Quelles ont-été vos premières courses ?
A 14 ans, j’ai disputé la course de côte au ralenti de Montmartre, sur une Jeep. La FIA exigeait alors un an de permis avant de pouvoir courir. Ma première vraie course a été le rallye de Sablé-Solesme 1953 sur la Renault 4 CV que mon père avait préparée pour disputer les 24 Heures du Mans trois ans plus tôt. Puis j’ai remporté ma catégorie au Bol d’Or, au volant d’une barquette 2 CV construite par Pierre Barbot, un industriel de Montreuil. A cette époque, on conduisait seul pendant 24 heures. Avec cette 2 CV, nous avons ensuite battu neuf records internationaux à Montlhéry avec mon père et Pierre Barbot. Dans la foulée, on m’a demandé si j’étais intéressé pour faire le Tour d’Afrique en 2 CV. Nous sommes donc partis à trois voitures et avons parcouru 40 000 km en six mois. C’était une période agitée, en raison de la révolte des Mau-Mau au Kenya. Il n’y avait plus de piste entre Addis-Abeba et Nairobi et nous sommes restés un mois au Cap pour refaire les voitures (voir le livre de Jean Vinatier, Mon Tour d’Afrique en 2 CV, paru aux éditions de l’Autodrome, Ndlr).
Et après cette aventure ?
J’ai effectué 30 mois de service militaire, mais j’ai eu la chance d’avoir un colonel très sportif qui me laissait des facilités pour disputer des rallyes. Il mettait les coupes à l’entrée de son bureau. Puis j’ai repris la vie civile en travaillant dans le garage de mes parents, où nous réalisions des transformations sur 4 CV. J’ai commencé à disputer de grands rallyes, Liège-Rome-Liège, les Mille Milles, le Tour Auto et ma première Coupe des Alpes avec Jean-Louis Lemerle, sur une Aston Martin qui n’était pas idéale pour ça. Je ne prenais part que rarement à des rallyes de week-end, parfois avec des clients du garage qui me prenaient comme coéquipier-mécanicien. A l’époque, le coéquipier n’était pas seulement un lecteur de notes, il conduisait aussi. J’ai couru aux côtés de Pierre Escoffier, puis de Bernard Consten sur Alfa Romeo et Jaguar. J’ai aussi été le coéquipier d’Henri Oreiller au Tour de Corse sur Alfa Zagato et de René Richard au Liège-Rome-Liège sur Porsche.

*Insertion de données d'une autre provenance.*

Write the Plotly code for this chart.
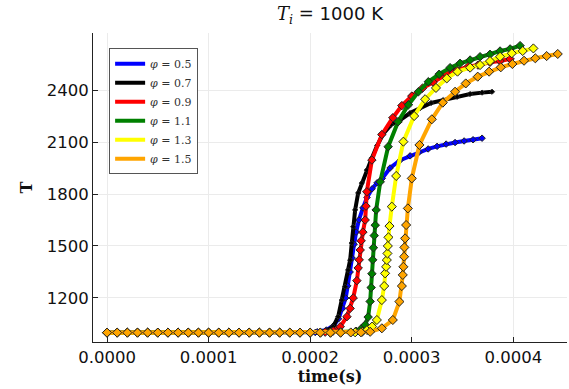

Quel souvenir gardez-vous des Mille Milles ?
J’ai disputé les deux dernières éditions sur Alpine A106. C’était dément, dès que l’on franchissait la frontière avec l’étiquette « concurrent des Mille Milles » sur le pare-brise. Je garde un souvenir ému du départ à Brescia, où l’on parcourait des kilomètres entre plusieurs rangées de spectateurs. Les petites T et GT partaient devant, ce qui formait un véritable essaim. Ce n’était pas facile pour doubler. Quand on voyait beaucoup de monde dans un virage, c’est qu’il y avait un piège ou un problème. Le plus envoûtant, c’était dans les Apennins, la montagne était noire de monde. Toute l’Italie participait. La presse italienne estimait qu’il y avait 7 millions de spectateurs sur le parcours. En 1956, je suis parti seul sous la pluie avec la voiture d’un client, mais j’ai cassé une soupape en arrivant sur Rome. En 1957, j’ai terminé à 111 km/h de moyenne. J’ai été l’un des premiers à arriver sur les lieux de l’accident d’Alfonso de Portago. C’est le seul endroit où j’ai vu des Italiens me faire signe de ralentir au lieu d’accélérer. Sur l’instant, je n’ai pas compris et je ne sais pas comment je suis passé. J’ai certainement été le premier à annoncer l’accident, qui avait eu lieu à une trentaine de kilomètres de l’arrivée. Je savais qu’il y avait des morts et je peux encore revoir la photo de ce que j’ai découvert : une grosse roue arrachée sur la route, de la terre, de l’huile et des gens couchés sur le côté. Ça m’a marqué à vie. Mais cette course était formidable car on pouvait piloter sans retenue pendant 1 600 km. [...]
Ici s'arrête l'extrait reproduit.